**What you have to do:** Reproduce the data below in full and exclude every picture.
— START Data extract —
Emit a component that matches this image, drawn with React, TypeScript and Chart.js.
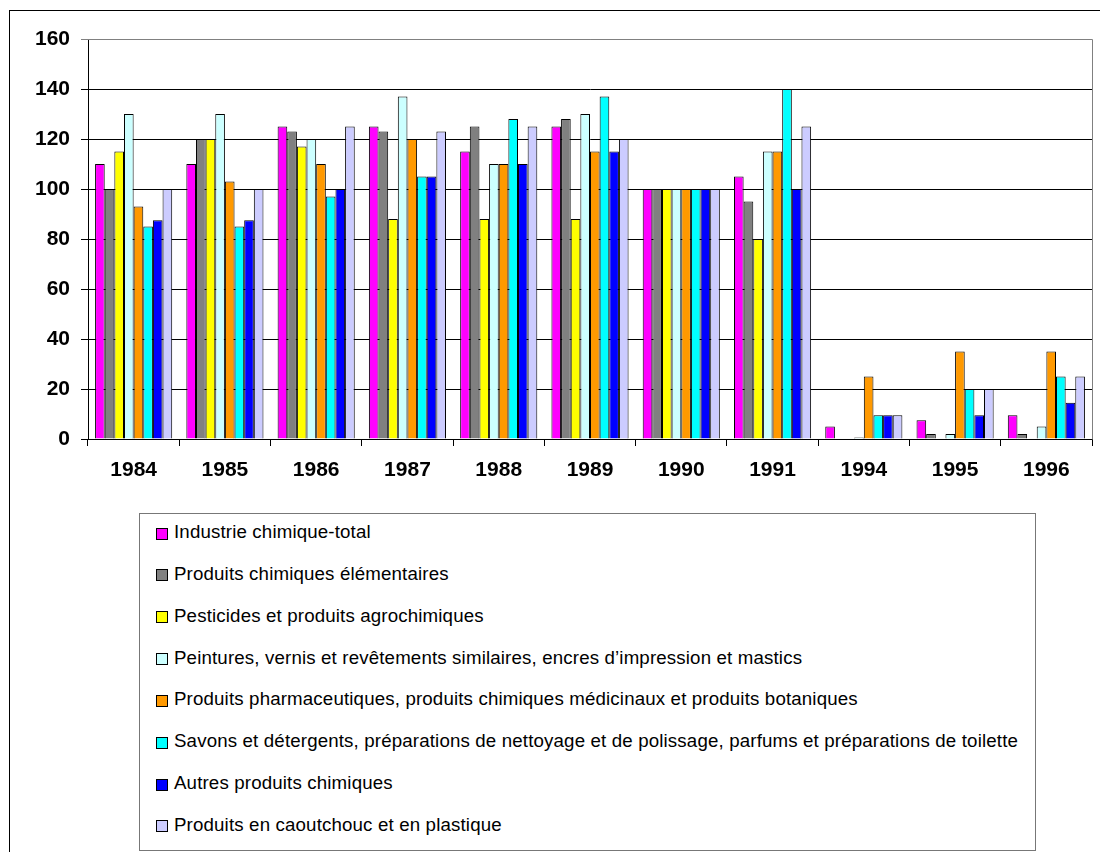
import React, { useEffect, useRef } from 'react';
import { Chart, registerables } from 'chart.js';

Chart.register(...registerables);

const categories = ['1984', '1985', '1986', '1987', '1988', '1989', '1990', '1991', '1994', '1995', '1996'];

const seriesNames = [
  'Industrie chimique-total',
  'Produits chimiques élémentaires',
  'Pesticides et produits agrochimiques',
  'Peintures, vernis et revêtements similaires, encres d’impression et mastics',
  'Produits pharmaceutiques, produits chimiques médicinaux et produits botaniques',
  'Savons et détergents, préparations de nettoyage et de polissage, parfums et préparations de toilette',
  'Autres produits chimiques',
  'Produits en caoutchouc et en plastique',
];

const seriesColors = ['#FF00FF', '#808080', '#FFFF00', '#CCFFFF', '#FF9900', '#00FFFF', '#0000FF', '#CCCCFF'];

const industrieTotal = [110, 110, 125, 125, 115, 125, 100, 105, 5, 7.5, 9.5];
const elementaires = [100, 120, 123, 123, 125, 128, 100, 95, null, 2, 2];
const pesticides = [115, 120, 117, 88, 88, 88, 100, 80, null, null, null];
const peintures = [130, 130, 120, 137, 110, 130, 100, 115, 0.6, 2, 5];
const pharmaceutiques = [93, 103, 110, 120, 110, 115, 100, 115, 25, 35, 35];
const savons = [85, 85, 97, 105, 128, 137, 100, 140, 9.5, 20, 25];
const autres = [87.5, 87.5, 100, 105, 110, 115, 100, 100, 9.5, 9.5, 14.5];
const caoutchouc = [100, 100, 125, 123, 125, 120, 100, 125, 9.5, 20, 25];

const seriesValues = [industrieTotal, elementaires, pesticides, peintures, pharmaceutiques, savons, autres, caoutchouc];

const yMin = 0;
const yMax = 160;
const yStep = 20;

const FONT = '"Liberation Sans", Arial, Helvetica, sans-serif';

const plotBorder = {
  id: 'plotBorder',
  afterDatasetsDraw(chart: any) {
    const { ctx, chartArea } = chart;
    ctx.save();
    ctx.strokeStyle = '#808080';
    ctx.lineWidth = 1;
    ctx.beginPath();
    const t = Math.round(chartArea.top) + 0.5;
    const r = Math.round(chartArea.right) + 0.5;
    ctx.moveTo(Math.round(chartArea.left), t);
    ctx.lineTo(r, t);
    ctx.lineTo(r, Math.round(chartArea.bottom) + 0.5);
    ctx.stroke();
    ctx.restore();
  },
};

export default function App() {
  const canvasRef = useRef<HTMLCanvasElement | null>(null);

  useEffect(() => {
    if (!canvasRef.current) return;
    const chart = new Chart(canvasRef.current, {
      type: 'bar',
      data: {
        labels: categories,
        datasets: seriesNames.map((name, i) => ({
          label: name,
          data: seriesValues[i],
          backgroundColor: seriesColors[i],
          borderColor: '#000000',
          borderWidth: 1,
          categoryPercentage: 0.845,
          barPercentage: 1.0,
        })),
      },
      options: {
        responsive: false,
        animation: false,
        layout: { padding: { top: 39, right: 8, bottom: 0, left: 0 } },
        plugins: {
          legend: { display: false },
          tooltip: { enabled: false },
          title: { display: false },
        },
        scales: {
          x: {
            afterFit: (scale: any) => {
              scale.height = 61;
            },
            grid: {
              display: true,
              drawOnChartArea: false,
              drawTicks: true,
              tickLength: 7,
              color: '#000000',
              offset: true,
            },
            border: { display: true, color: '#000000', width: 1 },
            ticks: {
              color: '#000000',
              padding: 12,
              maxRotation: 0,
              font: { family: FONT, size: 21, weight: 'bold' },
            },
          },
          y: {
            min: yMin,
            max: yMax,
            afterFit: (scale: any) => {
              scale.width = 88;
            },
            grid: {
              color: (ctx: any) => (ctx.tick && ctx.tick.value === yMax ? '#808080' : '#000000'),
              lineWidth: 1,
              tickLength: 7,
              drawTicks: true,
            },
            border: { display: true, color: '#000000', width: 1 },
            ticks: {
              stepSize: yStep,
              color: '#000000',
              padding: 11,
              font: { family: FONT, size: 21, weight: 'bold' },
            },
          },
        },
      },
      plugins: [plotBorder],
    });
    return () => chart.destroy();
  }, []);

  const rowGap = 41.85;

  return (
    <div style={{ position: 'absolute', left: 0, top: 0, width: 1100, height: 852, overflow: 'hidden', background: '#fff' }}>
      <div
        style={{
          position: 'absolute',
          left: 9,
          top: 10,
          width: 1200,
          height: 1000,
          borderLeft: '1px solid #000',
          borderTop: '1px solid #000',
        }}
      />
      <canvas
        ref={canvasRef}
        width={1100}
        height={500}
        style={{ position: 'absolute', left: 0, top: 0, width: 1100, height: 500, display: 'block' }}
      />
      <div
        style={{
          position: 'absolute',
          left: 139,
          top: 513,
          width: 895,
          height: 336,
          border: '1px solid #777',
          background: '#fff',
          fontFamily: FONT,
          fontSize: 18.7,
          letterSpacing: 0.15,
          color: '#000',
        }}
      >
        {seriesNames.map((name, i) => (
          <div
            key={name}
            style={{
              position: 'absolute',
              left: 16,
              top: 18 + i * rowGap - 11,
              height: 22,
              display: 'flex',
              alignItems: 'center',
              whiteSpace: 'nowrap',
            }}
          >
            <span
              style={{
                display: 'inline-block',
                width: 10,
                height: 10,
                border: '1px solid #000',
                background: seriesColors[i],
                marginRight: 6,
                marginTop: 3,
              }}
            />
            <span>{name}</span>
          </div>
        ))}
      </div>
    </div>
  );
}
— END Data extract —
**Output below:**
Emit a component that matches this image, drawn with React, TypeScript and Chart.js.
import React, { useEffect, useRef } from 'react';
import { Chart, registerables } from 'chart.js';

Chart.register(...registerables);

const categories = ['1984', '1985', '1986', '1987', '1988', '1989', '1990', '1991', '1994', '1995', '1996'];

const seriesNames = [
  'Industrie chimique-total',
  'Produits chimiques élémentaires',
  'Pesticides et produits agrochimiques',
  'Peintures, vernis et revêtements similaires, encres d’impression et mastics',
  'Produits pharmaceutiques, produits chimiques médicinaux et produits botaniques',
  'Savons et détergents, préparations de nettoyage et de polissage, parfums et préparations de toilette',
  'Autres produits chimiques',
  'Produits en caoutchouc et en plastique',
];

const seriesColors = ['#FF00FF', '#808080', '#FFFF00', '#CCFFFF', '#FF9900', '#00FFFF', '#0000FF', '#CCCCFF'];

const industrieTotal = [110, 110, 125, 125, 115, 125, 100, 105, 5, 7.5, 9.5];
const elementaires = [100, 120, 123, 123, 125, 128, 100, 95, null, 2, 2];
const pesticides = [115, 120, 117, 88, 88, 88, 100, 80, null, null, null];
const peintures = [130, 130, 120, 137, 110, 130, 100, 115, 0.6, 2, 5];
const pharmaceutiques = [93, 103, 110, 120, 110, 115, 100, 115, 25, 35, 35];
const savons = [85, 85, 97, 105, 128, 137, 100, 140, 9.5, 20, 25];
const autres = [87.5, 87.5, 100, 105, 110, 115, 100, 100, 9.5, 9.5, 14.5];
const caoutchouc = [100, 100, 125, 123, 125, 120, 100, 125, 9.5, 20, 25];

const seriesValues = [industrieTotal, elementaires, pesticides, peintures, pharmaceutiques, savons, autres, caoutchouc];

const yMin = 0;
const yMax = 160;
const yStep = 20;

const FONT = '"Liberation Sans", Arial, Helvetica, sans-serif';

const plotBorder = {
  id: 'plotBorder',
  afterDatasetsDraw(chart: any) {
    const { ctx, chartArea } = chart;
    ctx.save();
    ctx.strokeStyle = '#808080';
    ctx.lineWidth = 1;
    ctx.beginPath();
    const t = Math.round(chartArea.top) + 0.5;
    const r = Math.round(chartArea.right) + 0.5;
    ctx.moveTo(Math.round(chartArea.left), t);
    ctx.lineTo(r, t);
    ctx.lineTo(r, Math.round(chartArea.bottom) + 0.5);
    ctx.stroke();
    ctx.restore();
  },
};

export default function App() {
  const canvasRef = useRef<HTMLCanvasElement | null>(null);

  useEffect(() => {
    if (!canvasRef.current) return;
    const chart = new Chart(canvasRef.current, {
      type: 'bar',
      data: {
        labels: categories,
        datasets: seriesNames.map((name, i) => ({
          label: name,
          data: seriesValues[i],
          backgroundColor: seriesColors[i],
          borderColor: '#000000',
          borderWidth: 1,
          categoryPercentage: 0.845,
          barPercentage: 1.0,
        })),
      },
      options: {
        responsive: false,
        animation: false,
        layout: { padding: { top: 39, right: 8, bottom: 0, left: 0 } },
        plugins: {
          legend: { display: false },
          tooltip: { enabled: false },
          title: { display: false },
        },
        scales: {
          x: {
            afterFit: (scale: any) => {
              scale.height = 61;
            },
            grid: {
              display: true,
              drawOnChartArea: false,
              drawTicks: true,
              tickLength: 7,
              color: '#000000',
              offset: true,
            },
            border: { display: true, color: '#000000', width: 1 },
            ticks: {
              color: '#000000',
              padding: 12,
              maxRotation: 0,
              font: { family: FONT, size: 21, weight: 'bold' },
            },
          },
          y: {
            min: yMin,
            max: yMax,
            afterFit: (scale: any) => {
              scale.width = 88;
            },
            grid: {
              color: (ctx: any) => (ctx.tick && ctx.tick.value === yMax ? '#808080' : '#000000'),
              lineWidth: 1,
              tickLength: 7,
              drawTicks: true,
            },
            border: { display: true, color: '#000000', width: 1 },
            ticks: {
              stepSize: yStep,
              color: '#000000',
              padding: 11,
              font: { family: FONT, size: 21, weight: 'bold' },
            },
          },
        },
      },
      plugins: [plotBorder],
    });
    return () => chart.destroy();
  }, []);

  const rowGap = 41.85;

  return (
    <div style={{ position: 'absolute', left: 0, top: 0, width: 1100, height: 852, overflow: 'hidden', background: '#fff' }}>
      <div
        style={{
          position: 'absolute',
          left: 9,
          top: 10,
          width: 1200,
          height: 1000,
          borderLeft: '1px solid #000',
          borderTop: '1px solid #000',
        }}
      />
      <canvas
        ref={canvasRef}
        width={1100}
        height={500}
        style={{ position: 'absolute', left: 0, top: 0, width: 1100, height: 500, display: 'block' }}
      />
      <div
        style={{
          position: 'absolute',
          left: 139,
          top: 513,
          width: 895,
          height: 336,
          border: '1px solid #777',
          background: '#fff',
          fontFamily: FONT,
          fontSize: 18.7,
          letterSpacing: 0.15,
          color: '#000',
        }}
      >
        {seriesNames.map((name, i) => (
          <div
            key={name}
            style={{
              position: 'absolute',
              left: 16,
              top: 18 + i * rowGap - 11,
              height: 22,
              display: 'flex',
              alignItems: 'center',
              whiteSpace: 'nowrap',
            }}
          >
            <span
              style={{
                display: 'inline-block',
                width: 10,
                height: 10,
                border: '1px solid #000',
                background: seriesColors[i],
                marginRight: 6,
                marginTop: 3,
              }}
            />
            <span>{name}</span>
          </div>
        ))}
      </div>
    </div>
  );
}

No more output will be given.